TASK DESCRIPTION: Reproduce from the records below, with no pictures, exactly the lines between the one containing "Write the seaborn" and the one containing "co06 = [-0.1, 0.1, -1.0, -12.9, 3.2, 0.7]", inclusive.

EXERCISE MATERIAL:
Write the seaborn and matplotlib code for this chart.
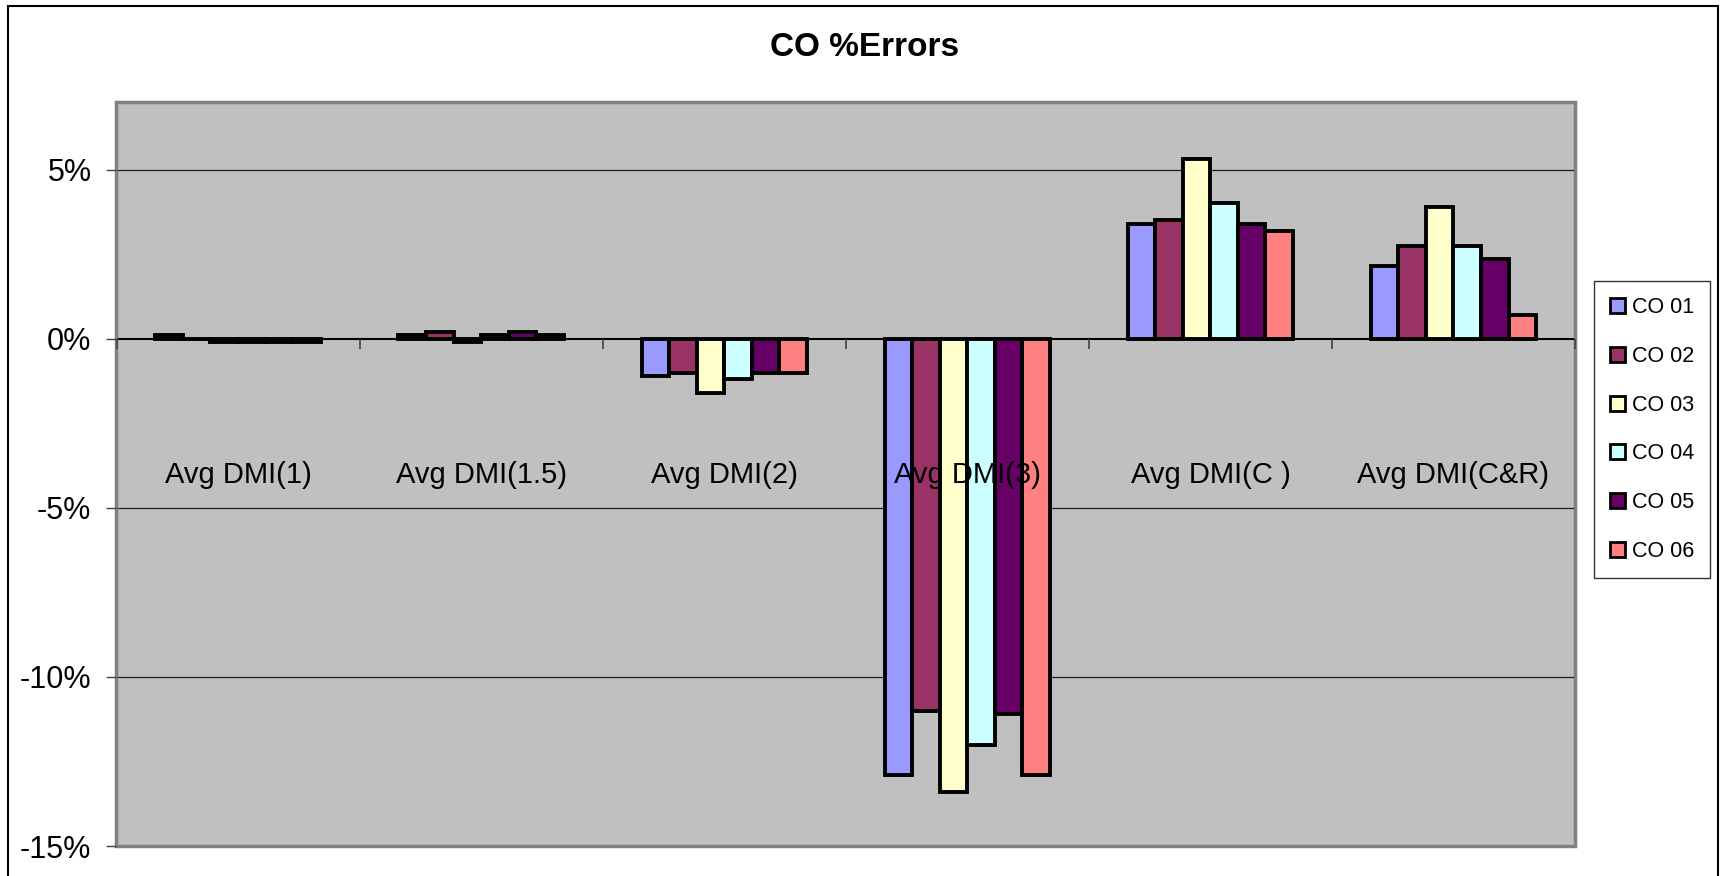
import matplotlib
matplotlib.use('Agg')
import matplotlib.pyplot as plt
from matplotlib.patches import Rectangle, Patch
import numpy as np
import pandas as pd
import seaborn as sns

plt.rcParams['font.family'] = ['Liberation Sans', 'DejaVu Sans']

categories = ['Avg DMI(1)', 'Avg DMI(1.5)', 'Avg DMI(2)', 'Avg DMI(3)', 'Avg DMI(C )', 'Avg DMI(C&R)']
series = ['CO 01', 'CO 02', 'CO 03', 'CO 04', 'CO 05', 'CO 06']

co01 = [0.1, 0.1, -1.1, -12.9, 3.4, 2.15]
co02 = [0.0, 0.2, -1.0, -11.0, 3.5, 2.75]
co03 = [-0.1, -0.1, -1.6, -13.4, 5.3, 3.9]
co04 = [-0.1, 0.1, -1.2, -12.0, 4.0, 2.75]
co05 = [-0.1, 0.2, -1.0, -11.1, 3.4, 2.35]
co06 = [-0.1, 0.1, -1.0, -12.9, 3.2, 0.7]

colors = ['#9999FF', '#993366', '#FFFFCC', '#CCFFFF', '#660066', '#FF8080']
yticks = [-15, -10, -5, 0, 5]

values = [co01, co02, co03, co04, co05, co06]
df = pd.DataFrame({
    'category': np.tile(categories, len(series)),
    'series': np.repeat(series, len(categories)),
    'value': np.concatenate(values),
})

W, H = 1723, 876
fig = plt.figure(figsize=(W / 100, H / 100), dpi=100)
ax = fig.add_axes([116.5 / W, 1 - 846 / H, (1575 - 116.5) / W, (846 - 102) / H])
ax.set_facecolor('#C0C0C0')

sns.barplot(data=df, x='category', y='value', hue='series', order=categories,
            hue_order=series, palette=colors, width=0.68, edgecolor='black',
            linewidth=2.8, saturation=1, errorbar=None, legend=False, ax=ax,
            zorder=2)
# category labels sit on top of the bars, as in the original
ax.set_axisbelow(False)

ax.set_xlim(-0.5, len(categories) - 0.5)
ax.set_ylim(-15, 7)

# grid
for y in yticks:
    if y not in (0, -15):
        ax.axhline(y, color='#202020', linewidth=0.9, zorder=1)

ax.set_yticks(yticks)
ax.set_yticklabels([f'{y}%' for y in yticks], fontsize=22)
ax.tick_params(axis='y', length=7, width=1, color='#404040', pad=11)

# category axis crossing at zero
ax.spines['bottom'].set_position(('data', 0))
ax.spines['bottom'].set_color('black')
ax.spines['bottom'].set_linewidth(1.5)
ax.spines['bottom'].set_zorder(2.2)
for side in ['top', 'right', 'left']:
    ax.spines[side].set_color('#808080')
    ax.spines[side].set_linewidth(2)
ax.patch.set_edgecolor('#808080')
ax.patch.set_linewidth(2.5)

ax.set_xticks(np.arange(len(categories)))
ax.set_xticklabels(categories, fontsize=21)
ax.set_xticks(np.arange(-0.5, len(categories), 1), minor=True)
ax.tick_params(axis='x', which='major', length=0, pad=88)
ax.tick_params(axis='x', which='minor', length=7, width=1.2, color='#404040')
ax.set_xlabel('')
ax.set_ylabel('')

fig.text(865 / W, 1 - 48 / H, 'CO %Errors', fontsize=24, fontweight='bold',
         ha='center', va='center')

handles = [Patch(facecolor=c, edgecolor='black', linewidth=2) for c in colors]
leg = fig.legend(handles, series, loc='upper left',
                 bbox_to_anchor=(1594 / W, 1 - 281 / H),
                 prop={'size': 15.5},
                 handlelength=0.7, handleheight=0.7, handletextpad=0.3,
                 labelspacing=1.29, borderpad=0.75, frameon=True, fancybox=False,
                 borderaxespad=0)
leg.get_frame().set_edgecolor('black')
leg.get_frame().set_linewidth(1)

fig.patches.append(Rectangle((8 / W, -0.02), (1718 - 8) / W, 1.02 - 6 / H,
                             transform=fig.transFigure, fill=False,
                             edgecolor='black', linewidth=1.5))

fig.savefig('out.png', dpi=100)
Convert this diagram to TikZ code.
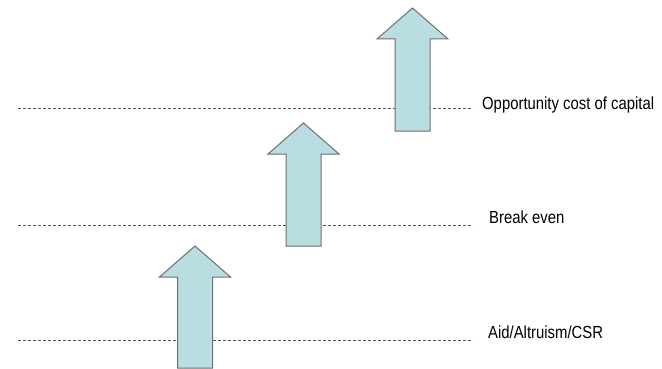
==
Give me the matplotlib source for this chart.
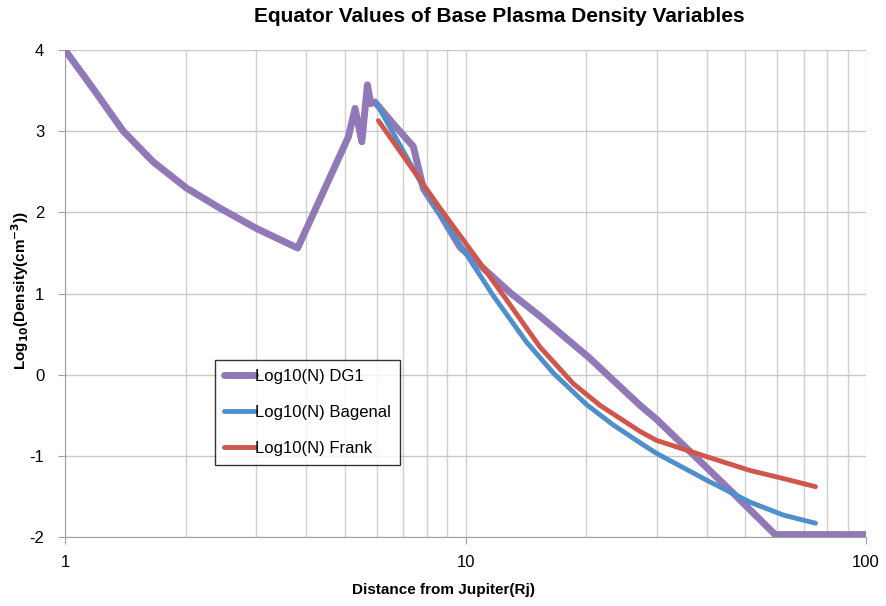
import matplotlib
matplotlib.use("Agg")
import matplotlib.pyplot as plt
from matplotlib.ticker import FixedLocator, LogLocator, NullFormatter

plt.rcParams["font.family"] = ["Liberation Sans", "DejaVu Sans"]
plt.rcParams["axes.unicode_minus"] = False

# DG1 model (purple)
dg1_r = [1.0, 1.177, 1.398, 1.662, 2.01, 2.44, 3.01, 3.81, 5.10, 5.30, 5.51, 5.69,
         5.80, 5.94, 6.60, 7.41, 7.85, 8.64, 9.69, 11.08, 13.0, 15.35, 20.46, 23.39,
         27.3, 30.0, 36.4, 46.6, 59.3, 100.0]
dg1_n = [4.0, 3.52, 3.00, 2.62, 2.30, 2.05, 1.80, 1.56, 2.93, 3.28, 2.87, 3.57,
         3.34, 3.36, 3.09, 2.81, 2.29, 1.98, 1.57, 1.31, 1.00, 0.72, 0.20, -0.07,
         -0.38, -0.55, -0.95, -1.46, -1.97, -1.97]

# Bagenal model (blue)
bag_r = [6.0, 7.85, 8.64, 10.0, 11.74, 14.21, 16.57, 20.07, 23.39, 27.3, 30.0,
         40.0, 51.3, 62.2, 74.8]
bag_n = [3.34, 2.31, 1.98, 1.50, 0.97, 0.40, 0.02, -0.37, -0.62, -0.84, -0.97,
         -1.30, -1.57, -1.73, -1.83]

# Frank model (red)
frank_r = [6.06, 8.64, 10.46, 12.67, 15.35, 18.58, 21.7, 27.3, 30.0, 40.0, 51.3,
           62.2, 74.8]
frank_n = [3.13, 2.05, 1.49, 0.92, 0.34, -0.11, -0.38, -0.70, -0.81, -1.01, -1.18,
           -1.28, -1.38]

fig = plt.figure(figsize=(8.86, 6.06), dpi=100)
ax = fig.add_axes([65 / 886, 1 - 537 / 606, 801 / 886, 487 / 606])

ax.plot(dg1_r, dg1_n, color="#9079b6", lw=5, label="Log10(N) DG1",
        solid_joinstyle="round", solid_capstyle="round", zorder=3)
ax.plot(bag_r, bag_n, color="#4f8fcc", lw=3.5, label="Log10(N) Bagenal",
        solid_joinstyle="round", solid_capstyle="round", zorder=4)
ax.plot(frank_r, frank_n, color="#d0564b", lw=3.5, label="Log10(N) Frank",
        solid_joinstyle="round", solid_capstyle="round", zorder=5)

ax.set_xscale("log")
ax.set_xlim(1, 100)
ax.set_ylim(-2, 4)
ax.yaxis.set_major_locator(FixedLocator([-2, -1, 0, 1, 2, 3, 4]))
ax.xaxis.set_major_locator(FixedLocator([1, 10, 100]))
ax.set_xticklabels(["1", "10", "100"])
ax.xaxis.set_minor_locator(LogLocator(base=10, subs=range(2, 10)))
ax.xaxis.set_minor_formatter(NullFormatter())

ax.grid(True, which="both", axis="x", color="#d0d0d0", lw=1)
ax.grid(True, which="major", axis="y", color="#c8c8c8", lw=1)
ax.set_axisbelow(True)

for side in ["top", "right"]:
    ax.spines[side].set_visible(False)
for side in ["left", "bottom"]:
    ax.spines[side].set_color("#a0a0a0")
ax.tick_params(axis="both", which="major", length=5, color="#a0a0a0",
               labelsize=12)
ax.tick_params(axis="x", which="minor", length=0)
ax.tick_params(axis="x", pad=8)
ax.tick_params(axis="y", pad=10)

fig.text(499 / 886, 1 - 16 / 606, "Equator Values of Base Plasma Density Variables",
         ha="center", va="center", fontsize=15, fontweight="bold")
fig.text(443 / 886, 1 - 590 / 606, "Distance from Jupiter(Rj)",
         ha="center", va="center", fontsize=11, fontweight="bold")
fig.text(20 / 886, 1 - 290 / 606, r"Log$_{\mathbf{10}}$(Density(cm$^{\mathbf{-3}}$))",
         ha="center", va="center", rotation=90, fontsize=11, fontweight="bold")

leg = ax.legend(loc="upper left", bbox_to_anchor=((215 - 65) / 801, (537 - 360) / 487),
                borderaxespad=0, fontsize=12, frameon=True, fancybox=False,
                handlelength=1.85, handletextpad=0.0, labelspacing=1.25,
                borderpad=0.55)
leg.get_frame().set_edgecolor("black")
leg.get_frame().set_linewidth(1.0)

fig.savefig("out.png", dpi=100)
==
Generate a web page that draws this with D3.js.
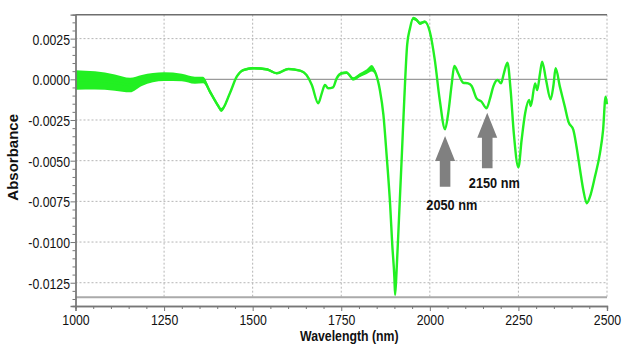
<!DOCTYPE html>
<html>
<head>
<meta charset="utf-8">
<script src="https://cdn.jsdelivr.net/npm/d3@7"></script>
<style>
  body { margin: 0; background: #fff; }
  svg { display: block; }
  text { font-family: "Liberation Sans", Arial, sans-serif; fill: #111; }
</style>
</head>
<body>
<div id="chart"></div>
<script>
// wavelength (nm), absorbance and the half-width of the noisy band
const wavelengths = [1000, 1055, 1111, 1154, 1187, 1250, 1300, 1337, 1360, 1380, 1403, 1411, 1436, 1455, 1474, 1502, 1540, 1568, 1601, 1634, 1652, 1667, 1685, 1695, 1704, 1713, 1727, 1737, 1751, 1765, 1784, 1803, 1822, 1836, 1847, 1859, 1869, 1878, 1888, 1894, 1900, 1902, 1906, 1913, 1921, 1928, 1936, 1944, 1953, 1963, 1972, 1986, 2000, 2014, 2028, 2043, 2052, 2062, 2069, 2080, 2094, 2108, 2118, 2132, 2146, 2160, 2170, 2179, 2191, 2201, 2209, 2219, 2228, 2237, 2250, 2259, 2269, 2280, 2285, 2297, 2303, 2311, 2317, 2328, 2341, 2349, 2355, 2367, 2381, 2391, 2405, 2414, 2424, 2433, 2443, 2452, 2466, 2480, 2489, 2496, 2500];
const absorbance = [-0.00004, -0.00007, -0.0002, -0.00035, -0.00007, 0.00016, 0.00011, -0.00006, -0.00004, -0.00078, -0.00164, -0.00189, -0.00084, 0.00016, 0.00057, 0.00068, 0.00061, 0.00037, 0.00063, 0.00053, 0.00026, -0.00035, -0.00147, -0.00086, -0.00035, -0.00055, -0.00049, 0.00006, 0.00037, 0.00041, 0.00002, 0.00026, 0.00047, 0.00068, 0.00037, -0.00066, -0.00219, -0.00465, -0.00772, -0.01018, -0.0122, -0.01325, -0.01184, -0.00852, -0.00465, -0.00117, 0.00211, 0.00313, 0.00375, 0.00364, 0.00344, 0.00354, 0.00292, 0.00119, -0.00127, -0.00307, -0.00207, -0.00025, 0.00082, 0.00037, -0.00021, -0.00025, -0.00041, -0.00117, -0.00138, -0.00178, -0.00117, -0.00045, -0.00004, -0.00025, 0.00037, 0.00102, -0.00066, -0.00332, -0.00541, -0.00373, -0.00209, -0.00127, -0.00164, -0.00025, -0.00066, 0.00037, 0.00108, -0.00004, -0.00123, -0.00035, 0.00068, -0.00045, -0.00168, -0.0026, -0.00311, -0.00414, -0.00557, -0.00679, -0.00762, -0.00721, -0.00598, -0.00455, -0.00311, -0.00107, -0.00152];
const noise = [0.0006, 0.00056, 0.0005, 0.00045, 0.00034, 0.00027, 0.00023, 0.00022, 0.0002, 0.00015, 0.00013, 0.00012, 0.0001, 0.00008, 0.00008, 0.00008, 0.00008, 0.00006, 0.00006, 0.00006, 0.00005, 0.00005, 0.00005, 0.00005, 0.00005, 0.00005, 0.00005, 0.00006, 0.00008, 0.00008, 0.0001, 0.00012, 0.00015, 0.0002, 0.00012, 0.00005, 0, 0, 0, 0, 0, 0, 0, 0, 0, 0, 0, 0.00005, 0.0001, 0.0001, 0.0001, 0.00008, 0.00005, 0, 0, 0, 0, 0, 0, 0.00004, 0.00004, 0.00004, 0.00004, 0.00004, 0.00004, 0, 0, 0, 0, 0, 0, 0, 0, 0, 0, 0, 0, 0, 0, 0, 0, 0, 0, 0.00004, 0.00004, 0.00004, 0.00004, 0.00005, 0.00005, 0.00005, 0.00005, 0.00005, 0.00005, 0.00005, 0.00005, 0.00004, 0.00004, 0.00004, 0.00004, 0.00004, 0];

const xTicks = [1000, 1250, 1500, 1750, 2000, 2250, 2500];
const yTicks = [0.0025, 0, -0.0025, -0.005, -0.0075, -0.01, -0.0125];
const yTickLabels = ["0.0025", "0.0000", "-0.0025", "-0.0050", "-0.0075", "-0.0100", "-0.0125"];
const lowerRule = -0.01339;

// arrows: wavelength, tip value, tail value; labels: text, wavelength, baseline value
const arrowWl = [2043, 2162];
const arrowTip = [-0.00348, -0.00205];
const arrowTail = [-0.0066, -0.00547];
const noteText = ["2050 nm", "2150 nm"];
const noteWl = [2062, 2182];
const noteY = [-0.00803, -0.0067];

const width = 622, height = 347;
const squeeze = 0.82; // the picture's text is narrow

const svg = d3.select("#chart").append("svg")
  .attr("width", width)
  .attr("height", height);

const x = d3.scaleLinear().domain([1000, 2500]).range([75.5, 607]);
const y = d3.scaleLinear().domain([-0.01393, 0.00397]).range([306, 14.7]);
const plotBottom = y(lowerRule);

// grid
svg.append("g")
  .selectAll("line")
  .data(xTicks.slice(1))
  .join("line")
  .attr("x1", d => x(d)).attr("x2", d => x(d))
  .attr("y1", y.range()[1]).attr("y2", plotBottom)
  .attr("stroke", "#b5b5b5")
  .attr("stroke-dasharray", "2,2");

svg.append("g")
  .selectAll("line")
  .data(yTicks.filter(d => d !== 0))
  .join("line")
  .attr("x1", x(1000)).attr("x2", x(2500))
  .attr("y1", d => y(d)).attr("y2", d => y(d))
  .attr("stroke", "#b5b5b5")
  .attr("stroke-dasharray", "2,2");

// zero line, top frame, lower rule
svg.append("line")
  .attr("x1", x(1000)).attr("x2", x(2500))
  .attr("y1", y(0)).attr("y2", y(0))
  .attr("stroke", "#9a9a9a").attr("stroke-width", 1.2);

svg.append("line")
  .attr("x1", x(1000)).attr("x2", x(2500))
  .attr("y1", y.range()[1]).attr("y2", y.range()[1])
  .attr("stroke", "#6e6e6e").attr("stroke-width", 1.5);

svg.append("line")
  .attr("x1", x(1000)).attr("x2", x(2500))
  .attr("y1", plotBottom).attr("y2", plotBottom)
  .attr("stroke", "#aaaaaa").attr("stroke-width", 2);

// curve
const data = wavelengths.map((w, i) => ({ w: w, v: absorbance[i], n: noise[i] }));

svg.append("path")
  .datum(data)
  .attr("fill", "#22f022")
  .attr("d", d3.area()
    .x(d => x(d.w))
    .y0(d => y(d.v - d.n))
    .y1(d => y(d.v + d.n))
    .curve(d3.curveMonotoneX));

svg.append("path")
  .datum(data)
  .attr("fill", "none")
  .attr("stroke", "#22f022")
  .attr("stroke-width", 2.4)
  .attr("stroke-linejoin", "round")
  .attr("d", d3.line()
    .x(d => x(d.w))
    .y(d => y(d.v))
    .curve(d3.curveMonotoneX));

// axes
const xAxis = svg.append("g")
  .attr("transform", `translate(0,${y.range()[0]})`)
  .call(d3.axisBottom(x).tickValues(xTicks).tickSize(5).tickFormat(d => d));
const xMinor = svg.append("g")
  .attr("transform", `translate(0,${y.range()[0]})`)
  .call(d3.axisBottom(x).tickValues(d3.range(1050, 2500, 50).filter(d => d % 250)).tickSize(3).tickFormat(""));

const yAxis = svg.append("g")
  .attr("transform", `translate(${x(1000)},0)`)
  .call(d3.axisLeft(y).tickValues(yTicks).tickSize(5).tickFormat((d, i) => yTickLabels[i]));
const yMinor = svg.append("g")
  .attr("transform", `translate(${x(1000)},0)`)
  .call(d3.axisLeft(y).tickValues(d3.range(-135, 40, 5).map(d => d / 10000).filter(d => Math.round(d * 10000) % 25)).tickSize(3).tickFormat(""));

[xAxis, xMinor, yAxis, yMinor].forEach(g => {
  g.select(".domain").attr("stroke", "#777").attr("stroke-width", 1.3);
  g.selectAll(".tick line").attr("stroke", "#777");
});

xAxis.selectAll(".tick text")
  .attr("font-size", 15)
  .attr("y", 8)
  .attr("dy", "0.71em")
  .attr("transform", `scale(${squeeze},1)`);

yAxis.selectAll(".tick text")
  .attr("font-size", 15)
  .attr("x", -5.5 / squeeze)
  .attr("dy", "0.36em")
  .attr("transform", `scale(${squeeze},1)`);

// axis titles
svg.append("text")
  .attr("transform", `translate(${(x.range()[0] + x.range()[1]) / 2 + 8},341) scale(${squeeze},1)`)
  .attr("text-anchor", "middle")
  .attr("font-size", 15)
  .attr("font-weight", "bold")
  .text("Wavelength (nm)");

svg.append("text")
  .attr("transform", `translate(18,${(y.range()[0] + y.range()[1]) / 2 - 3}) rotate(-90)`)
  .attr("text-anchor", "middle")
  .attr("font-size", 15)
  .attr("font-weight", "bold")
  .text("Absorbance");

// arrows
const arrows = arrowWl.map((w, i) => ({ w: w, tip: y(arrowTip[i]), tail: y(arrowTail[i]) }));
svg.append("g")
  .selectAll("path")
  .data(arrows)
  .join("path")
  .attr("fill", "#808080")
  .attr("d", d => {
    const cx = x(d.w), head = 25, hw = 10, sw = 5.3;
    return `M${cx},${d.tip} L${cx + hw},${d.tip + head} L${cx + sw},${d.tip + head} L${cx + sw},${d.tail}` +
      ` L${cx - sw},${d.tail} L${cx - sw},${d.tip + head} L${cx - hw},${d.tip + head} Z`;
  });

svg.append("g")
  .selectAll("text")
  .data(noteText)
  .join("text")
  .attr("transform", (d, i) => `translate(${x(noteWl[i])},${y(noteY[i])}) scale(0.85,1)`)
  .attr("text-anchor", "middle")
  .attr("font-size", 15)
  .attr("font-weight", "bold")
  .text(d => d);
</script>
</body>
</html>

RESPONSE TO THE TASK:
Write the seaborn and matplotlib code for this chart.
import matplotlib
matplotlib.use('Agg')
import matplotlib.pyplot as plt
from matplotlib.patches import Rectangle, Patch
import numpy as np
import pandas as pd
import seaborn as sns

plt.rcParams['font.family'] = ['Liberation Sans', 'DejaVu Sans']

categories = ['Avg DMI(1)', 'Avg DMI(1.5)', 'Avg DMI(2)', 'Avg DMI(3)', 'Avg DMI(C )', 'Avg DMI(C&R)']
series = ['CO 01', 'CO 02', 'CO 03', 'CO 04', 'CO 05', 'CO 06']

co01 = [0.1, 0.1, -1.1, -12.9, 3.4, 2.15]
co02 = [0.0, 0.2, -1.0, -11.0, 3.5, 2.75]
co03 = [-0.1, -0.1, -1.6, -13.4, 5.3, 3.9]
co04 = [-0.1, 0.1, -1.2, -12.0, 4.0, 2.75]
co05 = [-0.1, 0.2, -1.0, -11.1, 3.4, 2.35]
co06 = [-0.1, 0.1, -1.0, -12.9, 3.2, 0.7]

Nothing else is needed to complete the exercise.